Fund transfers do not occur until the business has accepted your investment and the funding target has been reached.
If you transfer your funds via electronic transfer, the funds will be transferred from your bank account as soon as the business reaches their fundraise target and accepts your investment. You will receive a notice two business days prior to the electronic transfer occurring. If you transfer funds via check or wire, you will need to complete the fund transfer outside of the Localstake Marketplace platform.
Your funds will be held in an escrow account at a bank until the business reaches their fundraise target. Consult the offering materials for more details on the escrow arrangement. If the business does not reach their funding goal, the funds will be returned to you by the escrow agent.
If you would like to change something about your investment, such as the information on your investment documents, or to decrease the amount of your investment, please contact us. If you only wish to increase the amount of your investment, you can make a second investment by clicking the 'Invest Again' button.
Investors may cancel an investment commitment until 48 hours prior to the deadline identified in the offering materials. Localstake Marketplace will notify investors when the target offering amount has been met. If the issuer reaches the target offering amount prior to the deadline identified in the offering materials, it may close the offering early if it provides notice about the new offering deadline at least five business days prior to such new offering deadline (absent a material change that would require an extension of the offering and reconfirmation of the investment commitment).
If an investor does not cancel an investment commitment before the 48-hour period prior to the offering deadline, the funds will be released to the issuer upon closing of the offering and the investor will receive securities in exchange for his or her investment.
If an investor does not reconfirm his or her investment commitment after a material change is made to the offering, the investor’s investment commitment will be cancelled and the committed funds will be returned.
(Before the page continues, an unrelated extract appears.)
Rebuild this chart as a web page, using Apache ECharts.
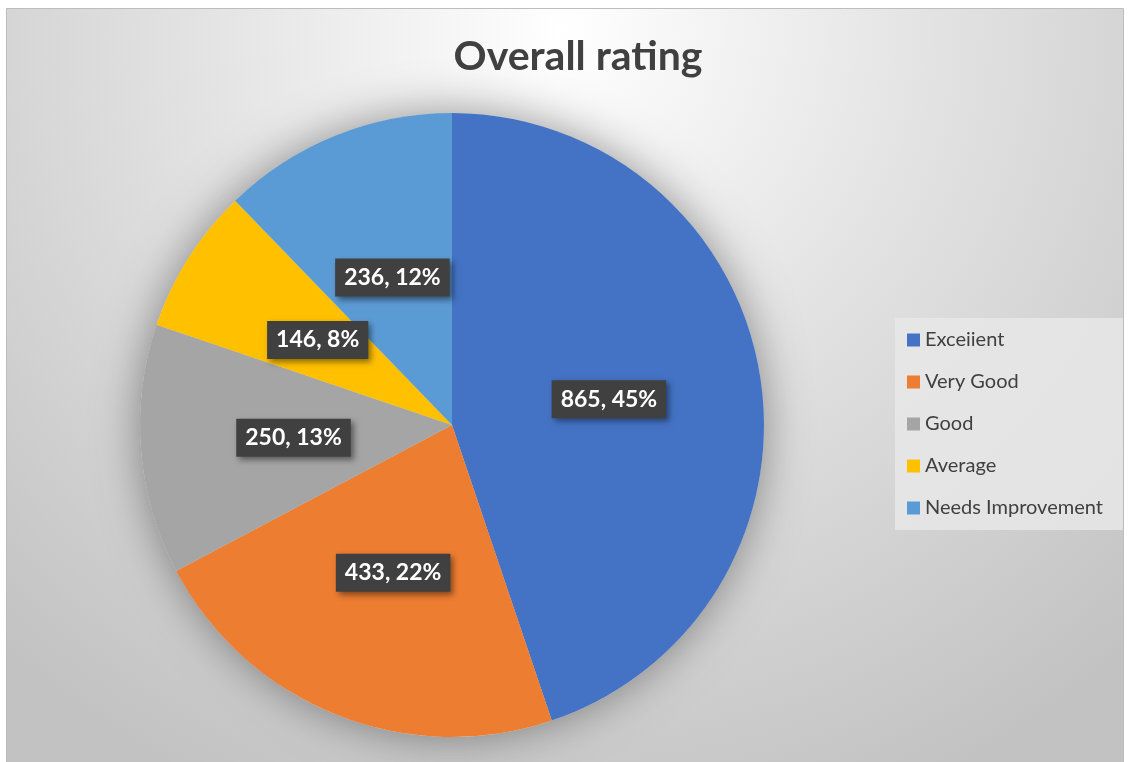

Businesses send payments to investors over the Localstake Marketplace platform
If the business you invest in reaches their funding goal, they will be making payments to you over the Localstake Marketplace platform. If you use electronic transfer for your investment, these payments will be made back to the bank account you linked for your electronic transfer. If you do not set up an electronic transfer for your initial investment, you may do so on your bank account page once you log in.
If the business you invest in does not reach their funding goal, your investment funds will be returned to you. The escrow agent for the fundraise will return the funds to you typically via check or ACH.